#### What to produce
Reproduce the listing below word for word, with no pictures.
# start of Information provided
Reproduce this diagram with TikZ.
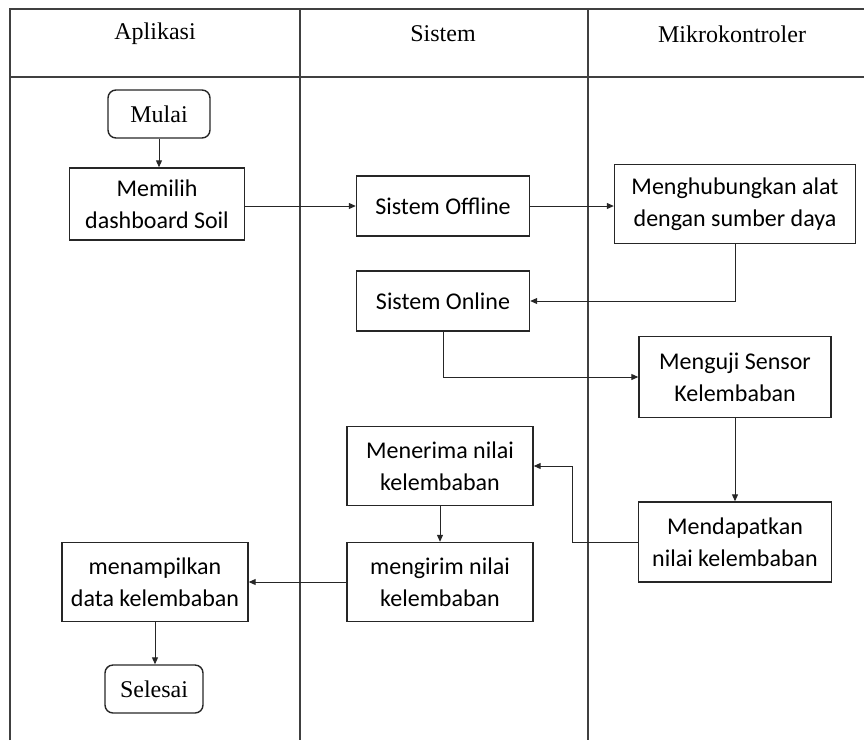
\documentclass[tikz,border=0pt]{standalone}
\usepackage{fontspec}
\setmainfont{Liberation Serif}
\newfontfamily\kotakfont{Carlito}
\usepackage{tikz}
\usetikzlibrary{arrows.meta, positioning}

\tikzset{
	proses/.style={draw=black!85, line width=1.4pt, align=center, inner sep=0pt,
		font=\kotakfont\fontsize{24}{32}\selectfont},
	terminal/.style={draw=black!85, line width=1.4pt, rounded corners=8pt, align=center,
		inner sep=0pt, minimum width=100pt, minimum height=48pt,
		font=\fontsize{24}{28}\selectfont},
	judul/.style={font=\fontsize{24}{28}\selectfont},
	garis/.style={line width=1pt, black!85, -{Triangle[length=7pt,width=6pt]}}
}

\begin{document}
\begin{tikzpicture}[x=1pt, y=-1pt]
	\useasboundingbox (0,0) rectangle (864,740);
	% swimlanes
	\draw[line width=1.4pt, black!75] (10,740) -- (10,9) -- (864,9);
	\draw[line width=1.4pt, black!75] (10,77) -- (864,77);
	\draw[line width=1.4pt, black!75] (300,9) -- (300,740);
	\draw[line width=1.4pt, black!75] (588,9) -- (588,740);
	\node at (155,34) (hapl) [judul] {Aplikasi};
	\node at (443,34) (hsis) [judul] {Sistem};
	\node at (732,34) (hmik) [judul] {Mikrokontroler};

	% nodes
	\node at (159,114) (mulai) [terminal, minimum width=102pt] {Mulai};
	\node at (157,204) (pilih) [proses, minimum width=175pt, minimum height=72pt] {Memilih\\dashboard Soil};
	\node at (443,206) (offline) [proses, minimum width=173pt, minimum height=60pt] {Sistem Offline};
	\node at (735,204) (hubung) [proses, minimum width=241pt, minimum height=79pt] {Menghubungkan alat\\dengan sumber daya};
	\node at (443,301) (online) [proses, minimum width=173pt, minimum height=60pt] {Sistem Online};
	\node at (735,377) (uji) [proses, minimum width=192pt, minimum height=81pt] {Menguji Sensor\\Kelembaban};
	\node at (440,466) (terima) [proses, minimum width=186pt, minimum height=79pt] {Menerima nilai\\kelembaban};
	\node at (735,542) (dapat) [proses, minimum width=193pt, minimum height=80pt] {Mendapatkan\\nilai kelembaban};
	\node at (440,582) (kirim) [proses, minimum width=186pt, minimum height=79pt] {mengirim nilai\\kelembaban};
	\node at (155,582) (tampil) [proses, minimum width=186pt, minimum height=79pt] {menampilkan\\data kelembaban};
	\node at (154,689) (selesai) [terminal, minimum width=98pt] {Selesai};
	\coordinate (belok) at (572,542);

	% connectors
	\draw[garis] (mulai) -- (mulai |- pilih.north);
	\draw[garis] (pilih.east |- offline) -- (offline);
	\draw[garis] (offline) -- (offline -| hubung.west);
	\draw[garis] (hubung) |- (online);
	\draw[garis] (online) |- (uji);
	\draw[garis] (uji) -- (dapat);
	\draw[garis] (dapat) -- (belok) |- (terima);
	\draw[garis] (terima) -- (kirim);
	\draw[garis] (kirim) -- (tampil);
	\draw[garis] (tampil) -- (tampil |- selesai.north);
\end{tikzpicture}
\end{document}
# end of Information provided
#### Solution below
Reproduce this diagram with TikZ.
\documentclass[tikz,border=0pt]{standalone}
\usepackage{fontspec}
\setmainfont{Liberation Serif}
\newfontfamily\kotakfont{Carlito}
\usepackage{tikz}
\usetikzlibrary{arrows.meta, positioning}

\tikzset{
	proses/.style={draw=black!85, line width=1.4pt, align=center, inner sep=0pt,
		font=\kotakfont\fontsize{24}{32}\selectfont},
	terminal/.style={draw=black!85, line width=1.4pt, rounded corners=8pt, align=center,
		inner sep=0pt, minimum width=100pt, minimum height=48pt,
		font=\fontsize{24}{28}\selectfont},
	judul/.style={font=\fontsize{24}{28}\selectfont},
	garis/.style={line width=1pt, black!85, -{Triangle[length=7pt,width=6pt]}}
}

\begin{document}
\begin{tikzpicture}[x=1pt, y=-1pt]
	\useasboundingbox (0,0) rectangle (864,740);
	% swimlanes
	\draw[line width=1.4pt, black!75] (10,740) -- (10,9) -- (864,9);
	\draw[line width=1.4pt, black!75] (10,77) -- (864,77);
	\draw[line width=1.4pt, black!75] (300,9) -- (300,740);
	\draw[line width=1.4pt, black!75] (588,9) -- (588,740);
	\node at (155,34) (hapl) [judul] {Aplikasi};
	\node at (443,34) (hsis) [judul] {Sistem};
	\node at (732,34) (hmik) [judul] {Mikrokontroler};

	% nodes
	\node at (159,114) (mulai) [terminal, minimum width=102pt] {Mulai};
	\node at (157,204) (pilih) [proses, minimum width=175pt, minimum height=72pt] {Memilih\\dashboard Soil};
	\node at (443,206) (offline) [proses, minimum width=173pt, minimum height=60pt] {Sistem Offline};
	\node at (735,204) (hubung) [proses, minimum width=241pt, minimum height=79pt] {Menghubungkan alat\\dengan sumber daya};
	\node at (443,301) (online) [proses, minimum width=173pt, minimum height=60pt] {Sistem Online};
	\node at (735,377) (uji) [proses, minimum width=192pt, minimum height=81pt] {Menguji Sensor\\Kelembaban};
	\node at (440,466) (terima) [proses, minimum width=186pt, minimum height=79pt] {Menerima nilai\\kelembaban};
	\node at (735,542) (dapat) [proses, minimum width=193pt, minimum height=80pt] {Mendapatkan\\nilai kelembaban};
	\node at (440,582) (kirim) [proses, minimum width=186pt, minimum height=79pt] {mengirim nilai\\kelembaban};
	\node at (155,582) (tampil) [proses, minimum width=186pt, minimum height=79pt] {menampilkan\\data kelembaban};
	\node at (154,689) (selesai) [terminal, minimum width=98pt] {Selesai};
	\coordinate (belok) at (572,542);

	% connectors
	\draw[garis] (mulai) -- (mulai |- pilih.north);
	\draw[garis] (pilih.east |- offline) -- (offline);
	\draw[garis] (offline) -- (offline -| hubung.west);
	\draw[garis] (hubung) |- (online);
	\draw[garis] (online) |- (uji);
	\draw[garis] (uji) -- (dapat);
	\draw[garis] (dapat) -- (belok) |- (terima);
	\draw[garis] (terima) -- (kirim);
	\draw[garis] (kirim) -- (tampil);
	\draw[garis] (tampil) -- (tampil |- selesai.north);
\end{tikzpicture}
\end{document}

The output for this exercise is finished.